Design 2000

Decorators, architects and retailers look ahead to see what living spaces will be like in the future.

Focus On Trends

January 02, 2000|By Karol V. Menzie | Karol V. Menzie,Sun Staff

Fifty years ago, when people looked ahead, the world they envisioned, with its monorails, mushroom furniture and personal flying machines, was not the world that has come to pass. How could they have foreseen a future where connections would be electronic, not concrete? They imagined that machines would do all the work, computers would do all the thinking and helpful household robots would be rife.

Instead, women still do a preponderance of the housework while holding down full-time jobs, computers are fast but fairly stupid, and the robots work on assembly lines.

So it's not a good idea to predict that the future will be simply a mega-version of what's going on right now. But people who work in home design can see a little farther ahead in their field than the rest of us.
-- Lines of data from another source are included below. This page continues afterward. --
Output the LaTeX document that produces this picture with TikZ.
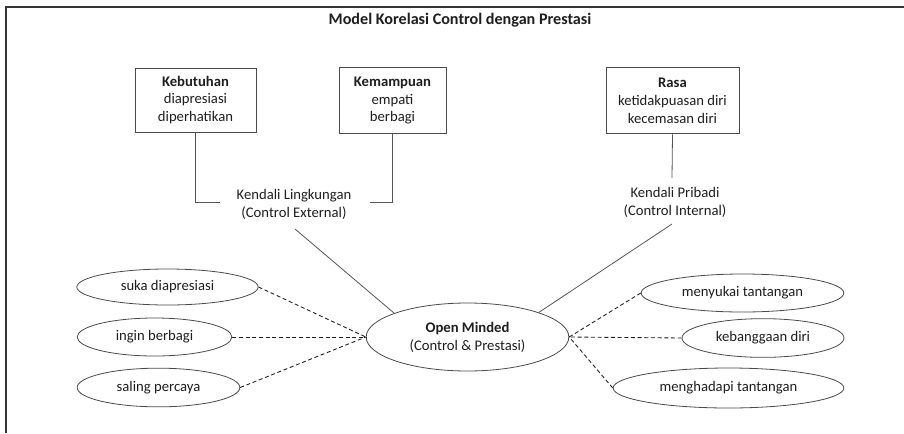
\documentclass[tikz,border=0pt]{standalone}
\usepackage{fontspec}
\setmainfont{Carlito}
\usetikzlibrary{shapes.geometric}
\definecolor{ink}{HTML}{1E1E1E}
\definecolor{edge}{HTML}{4A4A4A}
\definecolor{wire}{HTML}{555555}
\tikzset{
  x=0.75pt, y=-0.75pt,
  every node/.style={text=ink, font=\fontsize{11pt}{13.4pt}\selectfont},
  factorbox/.style={draw=edge, line width=0.7pt, align=center, inner sep=0pt},
  bubble/.style={draw=edge, line width=0.6pt, ellipse, align=center, inner sep=0pt},
  label/.style={align=center, inner sep=0pt},
  solidwire/.style={draw=wire, line width=0.6pt},
  dashwire/.style={draw=ink, line width=0.65pt, dash pattern=on 3pt off 2pt},
}
\begin{document}
\begin{tikzpicture}
\useasboundingbox (0,0) rectangle (904,433);
% frame
\draw[draw=ink!90, line width=0.8pt] (6,433) -- (6,7) -- (904,7);

% title
\node[font=\fontsize{12.1pt}{14.5pt}\selectfont\bfseries] (title) at (460,20) {Model Korelasi Control dengan Prestasi};

% factor boxes
\node[factorbox, minimum width=90.75pt, minimum height=48pt] (keb) at (195.5,100)
  {\textbf{Kebutuhan}\\diapresiasi\\diperhatikan};
\node[factorbox, minimum width=80.25pt, minimum height=50pt] (kem) at (392.5,100.5)
  {\textbf{Kemampuan}\\empati\\berbagi};
\node[factorbox, minimum width=99.75pt, minimum height=50pt] (ras) at (672.5,100.5)
  {\textbf{Rasa}\\ketidakpuasan diri\\kecemasan diri};

% control labels
\node[label] (ext) at (294,204) {Kendali Lingkungan\\(Control External)};
\node[label] (int) at (675,202) {Kendali Pribadi\\(Control Internal)};
\coordinate (extL) at (220,202);
\coordinate (extR) at (370,202);
\coordinate (extB) at (295,229);
\coordinate (intT) at (672,178);
\coordinate (intB) at (672,224);

% central node
\node[bubble, minimum width=152pt, minimum height=51pt] (om) at (467.5,337)
  {\textbf{Open Minded}\\(Control \& Prestasi)};

% left traits
\node[bubble, minimum width=136pt, minimum height=27pt] (l1) at (167.5,287) {suka diapresiasi};
\node[bubble, minimum width=116pt, minimum height=28.5pt] (l2) at (154.5,337) {ingin berbagi};
\node[bubble, minimum width=122pt, minimum height=29pt] (l3) at (158.5,387.5) {saling percaya};

% right traits
\node[bubble, minimum width=152pt, minimum height=28.5pt] (r1) at (742.5,293) {menyukai tantangan};
\node[bubble, minimum width=121.5pt, minimum height=29pt] (r2) at (763,338) {kebanggaan diri};
\node[bubble, minimum width=173pt, minimum height=30pt] (r3) at (728.5,388) {menghadapi tantangan};

% solid links
\draw[solidwire] (keb.south) |- (extL);
\draw[solidwire] (kem.south) |- (extR);
\draw[solidwire] (extB) -- (om.162);
\draw[solidwire] (ras.south) -- (intT);
\draw[solidwire] (intB) -- (om.19);

% dashed links
\draw[dashwire] (l1.east) -- (om.west);
\draw[dashwire] (l2.east) -- (om.west);
\draw[dashwire] (l3.east) -- (om.west);
\draw[dashwire] (r1.west) -- (om.east);
\draw[dashwire] (r2.west) -- (om.east);
\draw[dashwire] (r3.west) -- (om.east);
\end{tikzpicture}
\end{document}
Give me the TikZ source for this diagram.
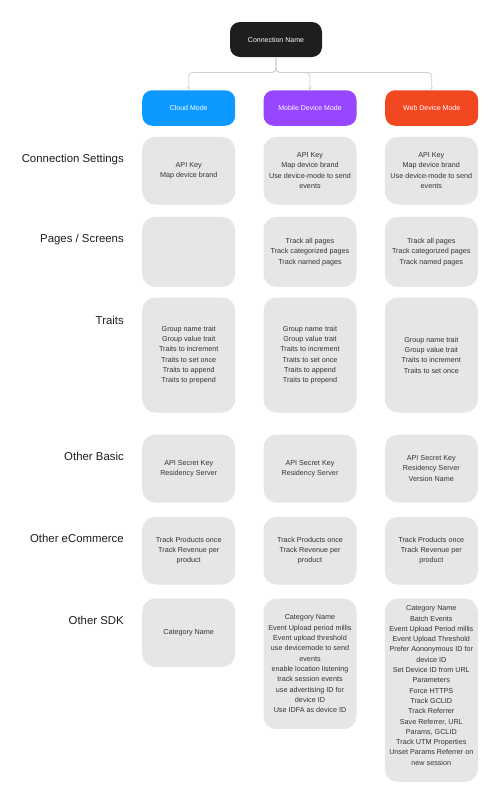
\documentclass[tikz,border=0pt]{standalone}
\usepackage{fontspec}
\setmainfont{Liberation Sans}
\usetikzlibrary{arrows.meta}
\definecolor{cloudc}{HTML}{0D99FF}
\definecolor{mobc}{HTML}{9747FF}
\definecolor{webc}{HTML}{F24822}
\definecolor{topc}{HTML}{1E1E1E}
\definecolor{boxc}{HTML}{E6E6E6}
\definecolor{linec}{HTML}{D0D0D0}
\definecolor{txtc}{HTML}{333333}
\definecolor{labc}{HTML}{1E1E1E}
\tikzset{
 modebox/.style={rounded corners=10pt, minimum width=93pt, minimum height=35.5pt, inner sep=0pt, text=white, font=\fontsize{7}{8.4}\selectfont},
 graybox/.style={fill=boxc, rounded corners=13pt, minimum width=93pt, inner sep=0pt, align=center, text=txtc, font=\fontsize{7.2}{10.3}\selectfont, anchor=north},
 rowlabel/.style={anchor=base east, inner sep=0pt, font=\fontsize{11.4}{13}\selectfont, text=labc},
 conn/.style={draw=linec, line width=0.8pt, rounded corners=4pt, -{Stealth[length=3pt,width=2.6pt]}}
}
\begin{document}
\begin{tikzpicture}[x=1pt,y=-1pt]
\fill[white] (0,0) rectangle (500,804);
\useasboundingbox (0,0) rectangle (500,804);

% top node and modes
\node[modebox, fill=topc, minimum width=92pt, minimum height=35pt] (top) at (276,39.5) {Connection Name};
\node[modebox, fill=cloudc] (cloud) at (188.7,108) {Cloud Mode};
\node[modebox, fill=mobc] (mobile) at (310,108) {Mobile Device Mode};
\node[modebox, fill=webc] (web) at (431.7,108) {Web Device Mode};

\coordinate (split) at (276,72.5);
\draw[conn] (top.south) -- (split) -| (cloud.north);
\draw[conn] (top.south) -- (split) -| (mobile.north);
\draw[conn] (top.south) -- (split) -| (web.north);

% row labels
\node[rowlabel] (lab1) at (124,162.5) {Connection Settings};
\node[rowlabel] (lab2) at (124,242.5) {Pages / Screens};
\node[rowlabel] (lab3) at (124,324) {Traits};
\node[rowlabel] (lab4) at (124,460.5) {Other Basic};
\node[rowlabel] (lab5) at (124,542.5) {Other eCommerce};
\node[rowlabel] (lab6) at (124,624) {Other SDK};

% row 1
\node[graybox, minimum height=67.6pt] (c1) at (188.7,136.7) {API Key\\Map device brand};
\node[graybox, minimum height=67.6pt] (m1) at (310,136.7) {API Key\\Map device brand\\Use device-mode to send\\events};
\node[graybox, minimum height=67.6pt] (w1) at (431.3,136.7) {API Key\\Map device brand\\Use device-mode to send\\events};

% row 2
\node[graybox, minimum height=70pt] (c2) at (188.7,216.7) {};
\node[graybox, minimum height=70pt] (m2) at (310,216.7) {Track all pages\\Track categorized pages\\Track named pages};
\node[graybox, minimum height=70pt] (w2) at (431.3,216.7) {Track all pages\\Track categorized pages\\Track named pages};

% row 3
\node[graybox, minimum height=115pt] (c3) at (188.7,297.3) {Group name trait\\Group value trait\\Traits to increment\\Traits to set once\\Traits to append\\Traits to prepend};
\node[graybox, minimum height=115pt] (m3) at (310,297.3) {Group name trait\\Group value trait\\Traits to increment\\Traits to set once\\Traits to append\\Traits to prepend};
\node[graybox, minimum height=115pt] (w3) at (431.3,297.3) {Group name trait\\Group value trait\\Traits to increment\\Traits to set once};

% row 4
\node[graybox, minimum height=68pt] (c4) at (188.7,434.3) {API Secret Key\\Residency Server};
\node[graybox, minimum height=68pt] (m4) at (310,434.3) {API Secret Key\\Residency Server};
\node[graybox, minimum height=68pt] (w4) at (431.3,434.3) {API Secret Key\\Residency Server\\Version Name};

% row 5
\node[graybox, minimum height=67.6pt] (c5) at (188.7,516.7) {Track Products once\\Track Revenue per\\product};
\node[graybox, minimum height=67.6pt] (m5) at (310,516.7) {Track Products once\\Track Revenue per\\product};
\node[graybox, minimum height=67.6pt] (w5) at (431.3,516.7) {Track Products once\\Track Revenue per\\product};

% row 6
\node[graybox, minimum height=68.4pt] (c6) at (188.7,598.3) {Category Name};
\node[graybox, minimum height=130.7pt] (m6) at (310,598.3) {Category Name\\Event Upload period millis\\Event upload threshold\\use devicemode to send\\events\\enable location listening\\track session events\\use advertising ID for\\device ID\\Use IDFA as device ID};
\node[graybox, minimum height=183.4pt, text depth=9.4pt] (w6) at (431.3,598.3) {Category Name\\Batch Events\\Event Upload Period millis\\Event Upload Threshold\\Prefer Aononymous ID for\\device ID\\Set Device ID from URL\\Parameters\\Force HTTPS\\Track GCLID\\Track Referrer\\Save Referrer, URL\\Params, GCLID\\Track UTM Properties\\Unset Params Referrer on\\new session};
\end{tikzpicture}
\end{document}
When we asked 10 of them to tell us what's on the home horizon, here's what they said:

* Rita St. Clair, president of Rita St. Clair Associates Inc., designers and planners, Baltimore: "Trends occur practically every day now. But especially in residential design, people are still looking for comfort. We're seeing more and more nesting; people stay home more than they used to -- except for dinner." That's leading to more elaborate home entertainment centers with complicated sound systems, and "a real focus on natural fabrics and materials."

* Sandy Finney, design consultant at Garon's Your Ethan Allan store in Catonsville: "Everything is really neutral, with lots and lots of texture." Taupe, pea-green and gray are big colors, and velvet, linen, cotton and tweed are big textures. And florals are out. "It's just clean, neutral tones."

* Steve Appel, co-owner of Nouveau Contemporary Goods, Mount Vernon: "One thing we're seeing is a return to traditional things -- silver serving pieces, candelabras, Lazy Susans." More people are entertaining at home, "and the look of the table is very important." Animal prints are still strong, and very soft fabrics, such as chenille, are also popular.

* Jessica Schuler, co-owner of Sunnyfields shop, in Bare Hills: "We're seeing more large poster prints -- it started about two years ago, but it's really picked up. They're usually French or Italian. They're ... perfect for very large homes with very large wall spaces."

* Tom Williams, co-owner, with Robert Hale, of Hale-Williams Interiors, Ruxton: Over the next 10 to 15 years a huge amount of wealth is going to change hands, to baby boomers from their parents, Williams said. "Parents are living longer, so their children are older. It used to be the children were in their 30s and 40s, and they needed the money to educate their children. But now people are in their 50s, their kids are grown. ... Now they can spend some money on themselves. It's going to affect housing, home furnishings, everything."

* Frederick A. Hiser, managing principal of Chambers Architectural Associates, Baltimore: "The days of McMansions [elaborate houses on small lots] are over. People are looking for comfort and value. New houses will be better designed, with less wasted space. They're still going to have a rich, tactile, comforting, cocoon-like environment -- a bastion against the harshness of the world outside."

* Trish Houck, owner and designer, Kitchen Concepts, Ellicott City: "More and more men are cooking, and I wonder if [that fact] has anything to do with the trend for commercial appliances. In the kitchens I do, at least 90 percent of the situations where it's a man cooking, they go with commercial equipment." There's also more color, with cabinets stained green or gray. She's also seeing a trend to stone: granite counter tops, marble backsplashes and limestone floors. With furniture-style cabinets and appliances that "disappear" into the cabinetry, meal-preparing spaces are looking "less like a kitchen and more like a room."

*Janet Plitt, president of Morgan Truesdell Interiors, Stevenson: "People are staying home more, so they're looking for comfort, but with cleaner lines, less gobbledygook, less gingerbread." Sectional furniture is back, "but it's not the 'playpen' look anymore. It's more like a sofa, and it has more seating and takes less space than two sofas would." Built-ins are back too, especially window seating.

* Josepha Faley, president of Chatsworth Design Inc., Washington: "It's really more lifestyle" than trends affecting design these days, says Faley, who recently renovated and furnished the home of Sen. Edward Kennedy. "Everyone's world is becoming more global, so there's more eclecticism in design. As people become more traveled, the culture of other countries will become more appreciated."

* Justin Binnix, director of product development for Niermann Weeks, Millersville: (Niermann Weeks makes furniture, lighting fixtures and accessories, based on antique designs.) "We'll always come out with something traditional ... but we're going to be taking some designs we're familiar with and just cleaning them up a little." Where a typical metal chandelier might have had beading and crystals, the new version will be more simply a piece of sculpture, the shape its only adornment.